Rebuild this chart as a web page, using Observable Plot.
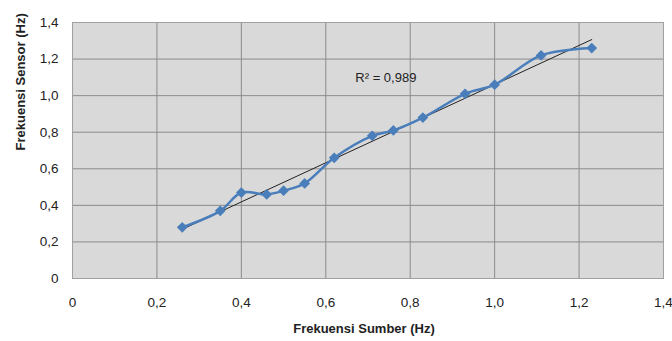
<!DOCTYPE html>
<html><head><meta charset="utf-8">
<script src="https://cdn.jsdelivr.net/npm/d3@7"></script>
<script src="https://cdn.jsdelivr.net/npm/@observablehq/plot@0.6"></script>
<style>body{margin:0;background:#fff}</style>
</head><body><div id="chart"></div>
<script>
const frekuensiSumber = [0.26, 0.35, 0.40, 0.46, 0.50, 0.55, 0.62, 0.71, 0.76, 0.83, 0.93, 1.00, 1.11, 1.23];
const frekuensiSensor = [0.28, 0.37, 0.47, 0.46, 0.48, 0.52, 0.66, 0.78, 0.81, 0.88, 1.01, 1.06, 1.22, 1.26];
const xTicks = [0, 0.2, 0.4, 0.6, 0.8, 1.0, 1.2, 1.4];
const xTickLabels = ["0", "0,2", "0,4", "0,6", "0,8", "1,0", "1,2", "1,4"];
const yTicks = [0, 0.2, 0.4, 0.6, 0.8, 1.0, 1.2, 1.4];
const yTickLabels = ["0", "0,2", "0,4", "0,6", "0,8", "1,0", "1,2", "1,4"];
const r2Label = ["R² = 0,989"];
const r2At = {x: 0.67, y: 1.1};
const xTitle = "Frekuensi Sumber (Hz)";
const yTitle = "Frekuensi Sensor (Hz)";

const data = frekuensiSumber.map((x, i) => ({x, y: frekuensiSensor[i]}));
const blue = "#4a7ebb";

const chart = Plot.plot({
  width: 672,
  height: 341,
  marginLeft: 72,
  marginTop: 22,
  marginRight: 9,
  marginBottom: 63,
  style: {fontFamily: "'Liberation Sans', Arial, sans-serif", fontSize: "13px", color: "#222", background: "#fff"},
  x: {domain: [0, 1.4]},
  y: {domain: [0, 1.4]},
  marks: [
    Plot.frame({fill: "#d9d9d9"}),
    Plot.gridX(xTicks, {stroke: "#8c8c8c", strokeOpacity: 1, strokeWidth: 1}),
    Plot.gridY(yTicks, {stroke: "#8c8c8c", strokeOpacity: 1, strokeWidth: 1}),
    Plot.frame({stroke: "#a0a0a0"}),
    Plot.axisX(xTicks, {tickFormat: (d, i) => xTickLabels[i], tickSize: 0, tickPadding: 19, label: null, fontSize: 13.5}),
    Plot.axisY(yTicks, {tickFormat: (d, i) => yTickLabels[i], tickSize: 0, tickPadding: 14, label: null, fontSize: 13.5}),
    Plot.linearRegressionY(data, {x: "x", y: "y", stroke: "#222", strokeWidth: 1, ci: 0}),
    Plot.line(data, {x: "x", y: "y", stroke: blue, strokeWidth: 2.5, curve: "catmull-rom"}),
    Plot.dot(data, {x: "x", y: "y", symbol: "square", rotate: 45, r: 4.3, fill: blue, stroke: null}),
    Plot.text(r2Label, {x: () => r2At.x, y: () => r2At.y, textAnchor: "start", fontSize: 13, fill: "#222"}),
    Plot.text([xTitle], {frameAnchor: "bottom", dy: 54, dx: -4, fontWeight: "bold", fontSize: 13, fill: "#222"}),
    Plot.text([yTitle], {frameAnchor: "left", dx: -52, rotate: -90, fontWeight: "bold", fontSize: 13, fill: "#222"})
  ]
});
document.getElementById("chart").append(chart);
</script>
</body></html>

EXERCISE:
Copy out the whole listing exactly, and don't carry over any pictures.

RESPONSE TO THIS TASK:
Rebuild this chart as a web page, using Observable Plot.
<!DOCTYPE html>
<html><head><meta charset="utf-8">
<script src="https://cdn.jsdelivr.net/npm/d3@7"></script>
<script src="https://cdn.jsdelivr.net/npm/@observablehq/plot@0.6"></script>
<style>body{margin:0;background:#fff}</style>
</head><body><div id="chart"></div>
<script>
const frekuensiSumber = [0.26, 0.35, 0.40, 0.46, 0.50, 0.55, 0.62, 0.71, 0.76, 0.83, 0.93, 1.00, 1.11, 1.23];
const frekuensiSensor = [0.28, 0.37, 0.47, 0.46, 0.48, 0.52, 0.66, 0.78, 0.81, 0.88, 1.01, 1.06, 1.22, 1.26];
const xTicks = [0, 0.2, 0.4, 0.6, 0.8, 1.0, 1.2, 1.4];
const xTickLabels = ["0", "0,2", "0,4", "0,6", "0,8", "1,0", "1,2", "1,4"];
const yTicks = [0, 0.2, 0.4, 0.6, 0.8, 1.0, 1.2, 1.4];
const yTickLabels = ["0", "0,2", "0,4", "0,6", "0,8", "1,0", "1,2", "1,4"];
const r2Label = ["R² = 0,989"];
const r2At = {x: 0.67, y: 1.1};
const xTitle = "Frekuensi Sumber (Hz)";
const yTitle = "Frekuensi Sensor (Hz)";

const data = frekuensiSumber.map((x, i) => ({x, y: frekuensiSensor[i]}));
const blue = "#4a7ebb";

const chart = Plot.plot({
  width: 672,
  height: 341,
  marginLeft: 72,
  marginTop: 22,
  marginRight: 9,
  marginBottom: 63,
  style: {fontFamily: "'Liberation Sans', Arial, sans-serif", fontSize: "13px", color: "#222", background: "#fff"},
  x: {domain: [0, 1.4]},
  y: {domain: [0, 1.4]},
  marks: [
    Plot.frame({fill: "#d9d9d9"}),
    Plot.gridX(xTicks, {stroke: "#8c8c8c", strokeOpacity: 1, strokeWidth: 1}),
    Plot.gridY(yTicks, {stroke: "#8c8c8c", strokeOpacity: 1, strokeWidth: 1}),
    Plot.frame({stroke: "#a0a0a0"}),
    Plot.axisX(xTicks, {tickFormat: (d, i) => xTickLabels[i], tickSize: 0, tickPadding: 19, label: null, fontSize: 13.5}),
    Plot.axisY(yTicks, {tickFormat: (d, i) => yTickLabels[i], tickSize: 0, tickPadding: 14, label: null, fontSize: 13.5}),
    Plot.linearRegressionY(data, {x: "x", y: "y", stroke: "#222", strokeWidth: 1, ci: 0}),
    Plot.line(data, {x: "x", y: "y", stroke: blue, strokeWidth: 2.5, curve: "catmull-rom"}),
    Plot.dot(data, {x: "x", y: "y", symbol: "square", rotate: 45, r: 4.3, fill: blue, stroke: null}),
    Plot.text(r2Label, {x: () => r2At.x, y: () => r2At.y, textAnchor: "start", fontSize: 13, fill: "#222"}),
    Plot.text([xTitle], {frameAnchor: "bottom", dy: 54, dx: -4, fontWeight: "bold", fontSize: 13, fill: "#222"}),
    Plot.text([yTitle], {frameAnchor: "left", dx: -52, rotate: -90, fontWeight: "bold", fontSize: 13, fill: "#222"})
  ]
});
document.getElementById("chart").append(chart);
</script>
</body></html>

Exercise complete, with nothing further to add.